Example of Star Schema:

Star Schema Diagram

In the example sales fact table is connected to dimensions location, product, time and organization. It shows that data can be sliced across all dimensions and again it is possible for the data to be aggregated across multiple dimensions. “Sales Dollar” in sales fact table can be calculated across all dimensions independently or in a combined manner which is explained below.

  • Sales Dollar value for a particular product.
  • Sales Dollar value for a product in a location.
  • Sales Dollar value for a product in a year within a location.
  • Sales Dollar value for a product in a year within a location sold or serviced by an employee

 

Data Warehouse frequently asked interview Questions and Answers

1. What is a data warehouse?

A data warehouse is a collection of integrated data from one or more sources, used for data analysis and reporting. Several years of data is stored in data warehouse. Data is static and not a transactional.

2. What is a data mart?

A data mart is a subset of data warehouse. Data mart gives a clear understanding of the small portion of a data warehouse. For viewing, analyzing, reporting, and documentation, data mart will be better.

3. What is the difference between a data warehouse and data mart?

Data Warehouse comprises of all subject areas, where data mart is focused on a specific subject area.

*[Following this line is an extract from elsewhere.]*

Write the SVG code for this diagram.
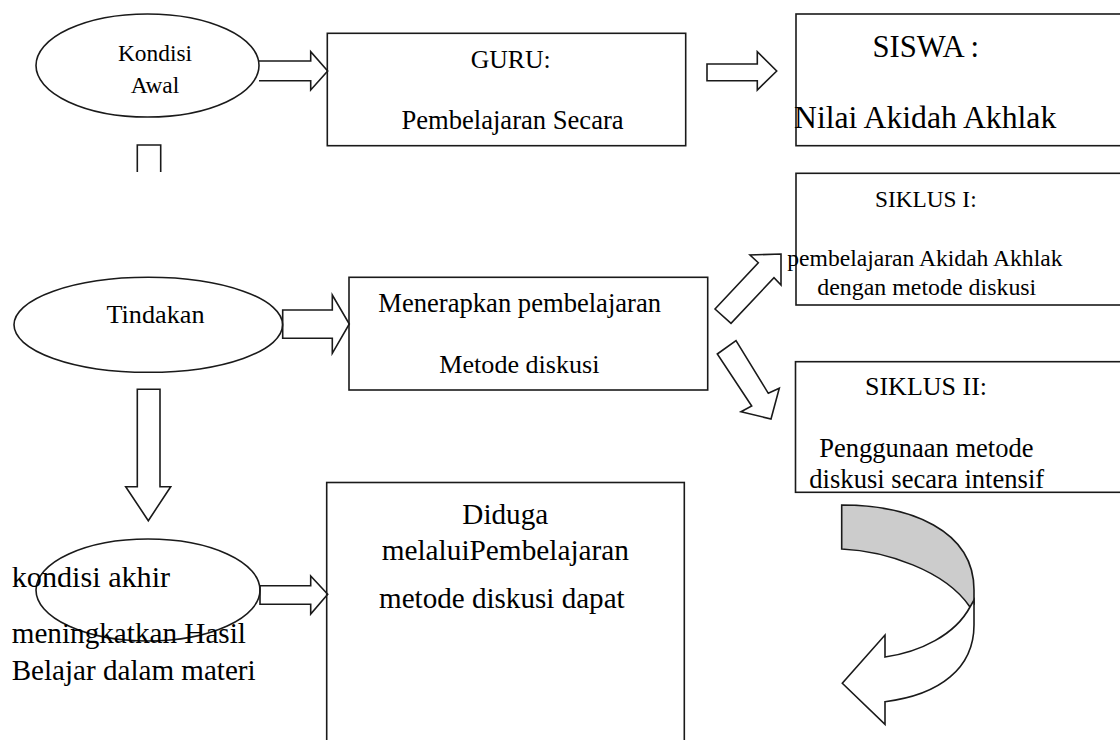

4. What is a Dimensional Data Model?

Dimensional Data Model contains one or more dimension tables and fact tables and is used for calculating the summarized data. Dimensional Data Model is used in data warehouse and data marts.

5. What is a dimension?

Dimension table is also called as lookup or reference table. The data (foreign keys) in the fact table refers to the data (primary key) in the dimension and is used for validation and calculation purpose.

6. What is a slowly changing dimension (SCD)? What are types of SCD?

Dimensions that change over time are called slowly changing dimensions. Type1, Type2 and Type3 are three types of slowly changing dimensions.

7. What is a star schema?

Star Schema is a database schema, which contains one or more dimensions and fact table representing multidimensional data. It is called as star schema because the relationship between the fact tables and dimensions looks like a star.

8. What is OLAP data modeling?

OLAP stands for ONLINE ANALYTICAL PROCESSING. The approach by which data models are constructed for analyzing data is called as OLAP data modeling. Example: Data Warehouse and Data Marts.

9. What is ETL?

ETL acronym stands for Extraction, Transformation and Loading. ETL is a process by which data stored in various sources are extracted, transformed and loaded into the Target Database.

10. What is a Fact table?

The centralized table in a star schema is called as Fact table. Fact table contains many columns referenced to dimension tables and standalone measure/fact columns. These facts or measure columns give useful and meaningful data based on some calculation.

11. What are the types of measure columns in a fact table?

Additive, Semi Additive and Non-Additive columns are three types of measure columns.

Additive means: Measures or facts that can be added across all columns.

Semi Additive means: Measures or fact that can be added across few columns.

Non Additive means: Measures that cannot be added across all dimensions.

12. What are the steps to create a Data Warehouse?

The various steps are: Analyzing the data from different sources, Data Modeling, creating databases, designing etl process, extracting data from various sources, transforming the data, loading the data into target data warehouse database/target Data Mart databases. From database, reports are generated as per the needs.